Изменить стиль страницы

Потом вышел декрет об уплотнении квартир.

Поднялась паника. Опасаясь водворения в дом сожителями грабителей и разбойников, люди бросали свои помещения, которые по их уходе разгромлялись, или поселяли у себя почти незнакомых, мало- мальски порядочных людей. Но и это не всегда помогало. Когда квартира была нужна для пролетариев, владельца просто выселяли, точнее, выбрасывали на улицу, не дозволяя часто даже уносить с собою необходимое. К счастью, комиссары и агенты большевиков были падки на деньги, и, не жалея средств, можно было до поры до времени если и не быть спокойным, то хоть временно избегнуть ужаса водворения к вам мучителей товарищей пролетариев. И кто только мог, платил. Платили комиссару, платили красноармейцам, платили всем, кто только имел руки, чтобы брать, и ружье, чтобы им грозить.

Потом дома и имения были от владельцев отобраны, казенные учреждения ликвидированы, торговля аннулирована, и миллионы людей теперь стали нищими. Жили буржуи исключительно на ту наличность, которая у них еще оставалась. И вот вышел новый декрет: банки национализированы, выдача денег из депо 16*и текущих счетов прекращена, за исключением 750 рублей в месяц.
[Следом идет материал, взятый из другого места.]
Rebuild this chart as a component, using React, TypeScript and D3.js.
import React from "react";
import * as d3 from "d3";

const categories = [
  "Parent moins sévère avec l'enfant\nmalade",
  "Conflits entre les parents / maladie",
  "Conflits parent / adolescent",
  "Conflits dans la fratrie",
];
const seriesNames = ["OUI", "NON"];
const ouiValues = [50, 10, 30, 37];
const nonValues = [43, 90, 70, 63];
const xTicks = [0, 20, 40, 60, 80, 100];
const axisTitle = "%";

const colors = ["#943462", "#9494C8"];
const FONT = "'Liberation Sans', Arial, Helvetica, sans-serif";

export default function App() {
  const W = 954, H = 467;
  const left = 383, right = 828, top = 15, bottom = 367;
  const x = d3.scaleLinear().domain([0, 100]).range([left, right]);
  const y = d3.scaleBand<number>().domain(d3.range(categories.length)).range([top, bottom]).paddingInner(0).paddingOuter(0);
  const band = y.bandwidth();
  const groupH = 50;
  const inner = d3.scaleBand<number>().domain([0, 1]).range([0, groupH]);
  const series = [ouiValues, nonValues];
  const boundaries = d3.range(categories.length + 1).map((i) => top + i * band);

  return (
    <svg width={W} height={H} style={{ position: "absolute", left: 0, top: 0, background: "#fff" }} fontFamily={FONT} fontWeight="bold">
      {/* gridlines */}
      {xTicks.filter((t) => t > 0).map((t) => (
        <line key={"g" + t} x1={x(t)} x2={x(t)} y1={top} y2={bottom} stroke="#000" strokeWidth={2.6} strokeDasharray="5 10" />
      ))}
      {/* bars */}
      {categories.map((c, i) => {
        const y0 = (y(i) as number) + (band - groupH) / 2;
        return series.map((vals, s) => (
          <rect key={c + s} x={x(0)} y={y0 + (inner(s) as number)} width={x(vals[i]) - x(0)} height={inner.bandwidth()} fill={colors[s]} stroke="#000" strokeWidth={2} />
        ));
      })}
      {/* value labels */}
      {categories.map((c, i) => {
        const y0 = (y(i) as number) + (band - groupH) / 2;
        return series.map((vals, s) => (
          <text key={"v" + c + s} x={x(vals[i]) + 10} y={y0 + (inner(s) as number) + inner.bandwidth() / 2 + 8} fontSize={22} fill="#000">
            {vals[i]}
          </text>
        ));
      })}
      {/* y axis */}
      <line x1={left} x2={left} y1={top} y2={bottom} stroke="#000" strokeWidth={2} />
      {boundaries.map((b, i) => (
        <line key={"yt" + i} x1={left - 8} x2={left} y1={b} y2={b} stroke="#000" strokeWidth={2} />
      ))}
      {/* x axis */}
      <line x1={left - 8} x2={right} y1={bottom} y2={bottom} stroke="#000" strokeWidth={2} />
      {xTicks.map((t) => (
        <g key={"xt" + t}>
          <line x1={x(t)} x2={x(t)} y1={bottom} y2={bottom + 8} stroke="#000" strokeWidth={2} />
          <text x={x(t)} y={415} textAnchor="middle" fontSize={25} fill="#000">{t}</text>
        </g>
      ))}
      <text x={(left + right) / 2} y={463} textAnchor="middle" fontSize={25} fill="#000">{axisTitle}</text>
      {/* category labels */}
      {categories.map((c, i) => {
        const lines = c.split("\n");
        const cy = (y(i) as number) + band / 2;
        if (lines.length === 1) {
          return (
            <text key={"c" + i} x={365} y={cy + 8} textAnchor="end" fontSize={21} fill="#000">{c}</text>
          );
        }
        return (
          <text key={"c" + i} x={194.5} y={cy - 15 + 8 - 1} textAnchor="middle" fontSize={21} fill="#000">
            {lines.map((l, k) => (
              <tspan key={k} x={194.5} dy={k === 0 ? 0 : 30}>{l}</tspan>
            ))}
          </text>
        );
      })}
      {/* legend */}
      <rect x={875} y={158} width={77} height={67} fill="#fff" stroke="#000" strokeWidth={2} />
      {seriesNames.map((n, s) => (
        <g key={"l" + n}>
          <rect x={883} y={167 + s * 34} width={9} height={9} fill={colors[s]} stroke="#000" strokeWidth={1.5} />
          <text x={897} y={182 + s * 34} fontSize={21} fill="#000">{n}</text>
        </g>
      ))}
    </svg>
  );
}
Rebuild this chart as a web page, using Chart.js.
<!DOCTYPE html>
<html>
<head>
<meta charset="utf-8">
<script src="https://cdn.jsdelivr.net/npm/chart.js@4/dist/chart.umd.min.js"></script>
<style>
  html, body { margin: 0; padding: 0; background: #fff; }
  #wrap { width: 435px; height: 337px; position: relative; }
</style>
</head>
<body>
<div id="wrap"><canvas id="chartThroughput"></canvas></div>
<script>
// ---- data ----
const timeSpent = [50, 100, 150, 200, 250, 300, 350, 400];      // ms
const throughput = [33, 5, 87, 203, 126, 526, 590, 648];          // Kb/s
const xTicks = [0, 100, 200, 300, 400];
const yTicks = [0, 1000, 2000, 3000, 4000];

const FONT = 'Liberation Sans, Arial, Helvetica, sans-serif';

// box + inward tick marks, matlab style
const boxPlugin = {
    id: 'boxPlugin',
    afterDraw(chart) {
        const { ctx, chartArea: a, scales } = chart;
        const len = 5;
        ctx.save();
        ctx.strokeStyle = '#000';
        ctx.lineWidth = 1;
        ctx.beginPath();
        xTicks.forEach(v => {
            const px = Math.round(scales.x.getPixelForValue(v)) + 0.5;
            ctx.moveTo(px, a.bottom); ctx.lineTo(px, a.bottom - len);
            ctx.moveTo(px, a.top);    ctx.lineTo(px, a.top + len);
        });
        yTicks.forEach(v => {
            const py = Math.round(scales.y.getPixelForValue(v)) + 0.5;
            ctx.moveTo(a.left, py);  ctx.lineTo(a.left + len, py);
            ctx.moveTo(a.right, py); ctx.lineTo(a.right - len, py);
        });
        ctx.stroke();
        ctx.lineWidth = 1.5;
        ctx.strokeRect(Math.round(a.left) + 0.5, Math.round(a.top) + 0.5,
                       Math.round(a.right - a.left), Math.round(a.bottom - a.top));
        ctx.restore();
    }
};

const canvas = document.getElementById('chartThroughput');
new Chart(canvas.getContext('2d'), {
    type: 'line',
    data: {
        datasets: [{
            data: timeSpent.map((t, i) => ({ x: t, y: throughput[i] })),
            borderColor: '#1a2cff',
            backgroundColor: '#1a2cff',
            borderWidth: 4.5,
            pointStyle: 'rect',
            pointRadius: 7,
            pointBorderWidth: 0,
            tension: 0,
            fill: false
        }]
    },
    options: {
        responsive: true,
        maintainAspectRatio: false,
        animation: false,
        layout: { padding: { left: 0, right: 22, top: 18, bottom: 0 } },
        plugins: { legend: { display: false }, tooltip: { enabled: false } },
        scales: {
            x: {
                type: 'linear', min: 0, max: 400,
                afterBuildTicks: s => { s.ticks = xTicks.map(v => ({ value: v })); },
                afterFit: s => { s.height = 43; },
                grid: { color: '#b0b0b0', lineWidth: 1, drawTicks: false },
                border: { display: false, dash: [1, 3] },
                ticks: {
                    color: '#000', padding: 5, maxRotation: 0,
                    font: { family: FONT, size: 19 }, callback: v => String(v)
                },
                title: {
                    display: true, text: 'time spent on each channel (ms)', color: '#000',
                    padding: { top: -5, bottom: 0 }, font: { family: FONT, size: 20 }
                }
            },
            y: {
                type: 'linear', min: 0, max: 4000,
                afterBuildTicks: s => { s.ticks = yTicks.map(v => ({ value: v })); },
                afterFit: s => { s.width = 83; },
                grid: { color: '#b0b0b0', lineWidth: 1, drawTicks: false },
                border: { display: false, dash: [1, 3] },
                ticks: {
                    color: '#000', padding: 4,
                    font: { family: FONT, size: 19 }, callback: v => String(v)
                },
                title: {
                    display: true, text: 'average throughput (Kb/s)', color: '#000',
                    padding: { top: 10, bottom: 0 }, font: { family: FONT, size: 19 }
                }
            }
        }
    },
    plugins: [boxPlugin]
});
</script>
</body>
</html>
Теперь буржую оставалось одно: лечь и умереть с голоду. И началась распродажа, начиная с самого необходимого платья, сапог, мебели, всего, что у обывателя только оставалось. Чуть ли не на всех улицах появились комиссионные конторы для покупки и продажи вещей, для распродажи России оптом и враздробь. Покупателей было сколько угодно. Имущие классы стали нищими. Капиталисты, купцы, фабриканты, люди вольных профессий, служащие, военные, мелкие торговцы — словом, все, что не было коммунистом и пролетариатом, а называлось буржуями, осталось без всего — но новых богачей явились тысячи.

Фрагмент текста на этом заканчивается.